Manche Menschen neigen ja dazu, dass dann ganz perfekt umzusetzen. Aber in diesem Perfektionismus ist schon fast automatisch auch das Scheitern angelegt. Nam June Paik, ein aus Südkorea stammender US-amerikanischer Komponist und bildender Künstler gilt als ein Begründer der Video- und Medienkunst. Er hat den Ausspruch getätigt: „Wenn too perfekt, lieber Gott böse“. Aber größer als das, so die Botschaft des Sonntags, ist Gottes Barmherzigkeit. Darauf zu vertrauen, ist der Weg, den Fußstapfen, die vorgezeichnet sind, zu folgen.
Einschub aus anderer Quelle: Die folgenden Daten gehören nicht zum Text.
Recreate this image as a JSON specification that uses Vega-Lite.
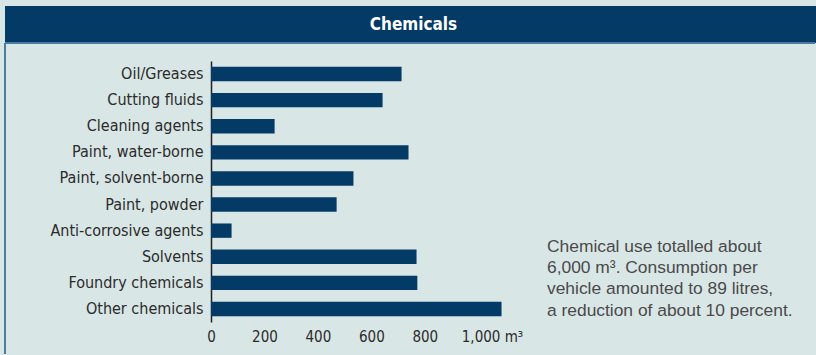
{
  "$schema": "https://vega.github.io/schema/vega-lite/v6.json",
  "background": "#d9e6e6",
  "padding": {"left": 4, "top": 6, "right": 0, "bottom": 0},
  "spacing": 0,
  "bounds": "flush",
  "config": {"font": "DejaVu Sans Condensed, sans-serif"},
  "vconcat": [
    {
      "width": 811,
      "height": 37,
      "view": {"fill": "#033a66", "stroke": null},
      "data": {"values": [{"heading": "Chemicals"}]},
      "mark": {"type": "text", "font": "DejaVu Sans Condensed, sans-serif", "fontWeight": "bold", "fontSize": 17, "color": "#ffffff", "align": "center", "baseline": "middle", "dx": 3},
      "encoding": {"text": {"field": "heading"}}
    },
    {
      "width": 810,
      "height": 311,
      "view": {"fill": "#d9e6e6", "stroke": "#4b7ba3", "strokeWidth": 2, "strokeDash": [810, 1121, 311, 0]},
      "layer": [
        {
          "data": {
            "values": [
              {"category": "Oil/Greases", "volume": 713},
              {"category": "Cutting fluids", "volume": 642},
              {"category": "Cleaning agents", "volume": 238},
              {"category": "Paint, water-borne", "volume": 739},
              {"category": "Paint, solvent-borne", "volume": 533},
              {"category": "Paint, powder", "volume": 470},
              {"category": "Anti-corrosive agents", "volume": 77},
              {"category": "Solvents", "volume": 769},
              {"category": "Foundry chemicals", "volume": 772},
              {"category": "Other chemicals", "volume": 1087}
            ]
          },
          "mark": {"type": "bar", "color": "#033a66"},
          "encoding": {
            "y": {
              "field": "category",
              "type": "nominal",
              "sort": null,
              "scale": {"range": [18, 279], "paddingInner": 0.45, "paddingOuter": 0.225},
              "axis": {
                "title": null,
                "orient": "left",
                "offset": -206,
                "domain": true,
                "domainColor": "#222222",
                "domainWidth": 1.5,
                "ticks": false,
                "tickSize": 0,
                "labelPadding": 8,
                "labelFont": "DejaVu Sans Condensed, sans-serif",
                "labelFontSize": 16,
                "labelColor": "#2b2b2b"
              }
            },
            "x": {
              "field": "volume",
              "type": "quantitative",
              "scale": {"domain": [0, 1100], "range": [206, 500], "nice": false},
              "axis": {
                "title": null,
                "orient": "bottom",
                "offset": -32,
                "domain": false,
                "ticks": false,
                "tickSize": 0,
                "grid": false,
                "values": [0, 200, 400, 600, 800, 1000],
                "labelFlush": false,
                "labelOverlap": false,
                "labelPadding": 7,
                "labelFont": "DejaVu Sans Condensed, sans-serif",
                "labelFontSize": 15,
                "labelColor": "#2b2b2b",
                "labelExpr": "datum.value === 1000 ? '1,000 m³' : format(datum.value, ',')",
                "labelAlign": {"condition": {"test": "datum.value === 1000", "value": "left"}, "value": "center"},
                "labelOffset": {"condition": {"test": "datum.value === 1000", "value": -17}, "value": 0}
              }
            }
          }
        },
        {
          "data": {
            "values": [
              {"line": 1, "text": "Chemical use totalled about"},
              {"line": 2, "text": "6,000 m³. Consumption per"},
              {"line": 3, "text": "vehicle amounted to 89 litres,"},
              {"line": 4, "text": "a reduction of about 10 percent."}
            ]
          },
          "mark": {"type": "text", "font": "Liberation Sans", "fontSize": 17.4, "color": "#4a4a4a", "align": "left", "baseline": "alphabetic"},
          "encoding": {
            "x": {"datum": 0, "type": "quantitative", "scale": {"domain": [0, 1], "range": [542, 811]}, "axis": null},
            "y": {"field": "line", "type": "ordinal", "scale": {"type": "point", "range": [208.7, 272.7], "padding": 0}, "axis": null},
            "text": {"field": "text"}
          }
        }
      ],
      "resolve": {"scale": {"x": "independent", "y": "independent"}}
    }
  ]
}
Dabei können wir auch ausrutschen oder mal daneben treten. Dennoch bleiben wir in Gottes Barmherzigkeit eingeschlossen. Sie hilft uns auf die Füße und zeigt uns den Weg, auf dem wir gehen können.
Amen

Gott der Barmherzigkeit und Güte,
wie ein guter Hirte behütest du uns. Du leitest unsere Schritte richtig und gehst mit uns in Zeiten der Traurigkeit und an Tagen der Freude.

Wir bitten dich für alle, die in Unsicherheit und Angst leben müssen.
Wir denken an die vielen Menschen, die auf der Flucht sind, die zurücklassen müssen, was ihnen Heimat und Geborgenheit war.
Wir sehen ihr Leid. Lass uns nicht abstumpfen und gleichgültig werden.
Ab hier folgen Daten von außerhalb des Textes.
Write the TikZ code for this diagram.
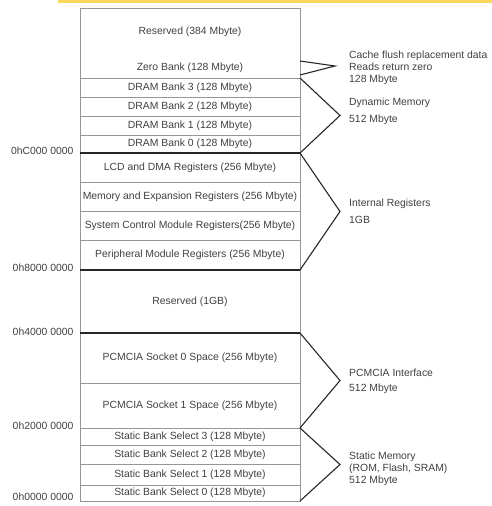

Wir bitten dich für alle, denen das Notwendige zum Leben fehlt.
Wir denken an die, die Tag für Tag Mangel erleiden.
Wir sehen ihre Not. Lass sie bei uns nicht vergessen sein. Lass uns dankbar mit ihnen teilen, was du uns reichlich schenkst.

Wir bitten für die Menschen, die Schweres durchleiden.
Wir denken an die, die wandern im finsteren Tal, die keinen Ausweg mehr finden.
Wir sehen ihre Angst. Ermutige uns, sie nicht allein zu lassen. Lass uns geduldig bei ihnen bleiben.

Wir leben von deiner Güte. Du schenkst uns, was wir zum Leben brauchen.
Dafür danken wir dir.
Amen.
Wenn Sie möchten, können Sie jetzt ein Vaterunser beten.